The type of the example parser is (text: string) => [string, string]. It takes a string and returns a tuple of two strings, one for the parsed character and one for the remaining text.

!!! note "Tuples" JavaScript, of course, doesn't have tuples. However, its arrays act very much like tuples in that, unlike most other languages, they can have elements of different types. We consistently use the term tuple when using arrays like this.

The type of a Kessel parser is very similar:

Parser = (ctx: Context) => [Context, Result]

A parser in Kessel is a function which takes a context as an argument. It returns an updated context, along with a result. These types are just enhanced versions of what is in the simple parser; a context is just the input text along with information about the current parsing location within that text, and a result is either the parsed value (if the parser was successful) or error information (if it was not).

!!! note "Types" Kessel is written in JavaScript, which famously doesn't assign types to variables. However, one of the purposes of a type system is to create a common language, and we use that here to talk about parameters and return types. The type system here is sort of a mix of that used by JSDoc and that used by TypeScript, but its only actual function is to make it easy to talk about what parsers expect. You will not use them in code.

Basic parsers

Many of the parsers that Kessel come ready to go without any additional information needed. A good example of this is letter. letter is a function that attempts to match a character in the range 'a'-'z' or 'A'-'Z' in the current location in the context passed into it. If it does, the parser is successful; the returned tuple will have a context updated to show which is the next character to parse, along with a result that has the parsed character as its value.

There are a few of these basic parsers that match certain classes of characters, like digits, whitespace, and different cases of letters. And of course there's any, which like our simple little example above, parses any character at all.

Parser factories

Okay, we're gonna reveal a secret quite early here. letter and any aren't actually parsers at all. They are functions that produce parsers (you can tell because they have to be used like letter() and any()). In fact, Kessel does not provide a single parser but instead a lot of functions that make parsers.

So why not just provide parsers? There's no good reason why the letter that Kessel provides can't be one.
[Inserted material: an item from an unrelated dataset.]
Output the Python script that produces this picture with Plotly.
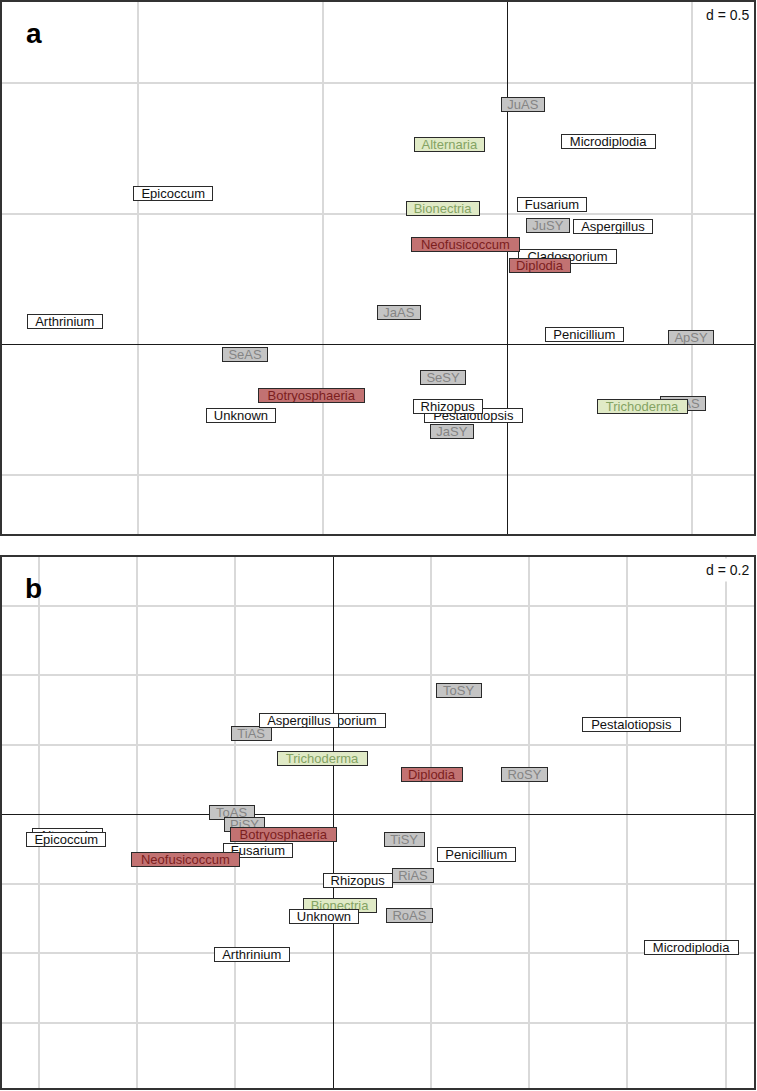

The reason is that letter parser is ready to use right out of the box; it has all of the information that it needs to do its job. But most parsers need a little extra to get started. For instance, char is a parser that parses only a particular character, but it doesn't automatically know which character, so we have to have a way to tell it.

That's done with parameters, and in the case of char, it's just a single parameter that is the character the parser should be trying to parse. char('a') will try to match the letter 'a', while char('Я') will match a Russian capital letter "Ya". In this guide we refer to char as a parser factory.

In fact, letter doesn't need a parameter, but it can take one. If you don't like the error message that letter automatically generates, you can supply your own by passing it directly to the letter function (like this: letter('my error message')). This is the reason why letter is implemented as a parser factory. We'll talk about error messages in a lot more detail later.

There are a small number of Kessel parsers that require no parameters and cannot fail, so it makes no sense to send them alternate error messages. But for the sake of consistency, even these are implemented as parser factories. (See all for an example.)

!!! note "Another way to look at it" The fact is that we continually refer to these parser factories as parsers. But there is good reason for it.

`char` is a parser factory. But we don't ever just use `char`. We use it along with a parameter, as in `char('a')` or `char('Я')`, and these actually *are* parsers. Anything that is the result of an application of a parser factory is a parser, since the factories always return parsers.

If there is a reason why we need to differentiate between parsers and their factories, then we will use the term "parser factory", but for the most part we can just use "parser" without worrying about it causing confusion. So we do.

Combinators

There is a class of parser factories that take other parsers for their arguments. These parsers are called combinators and hold a special place in a library like Kessel because they can do things that no regular parser can do. They deserve several chapters of discussion, and we'll do just that starting in Chapter 4.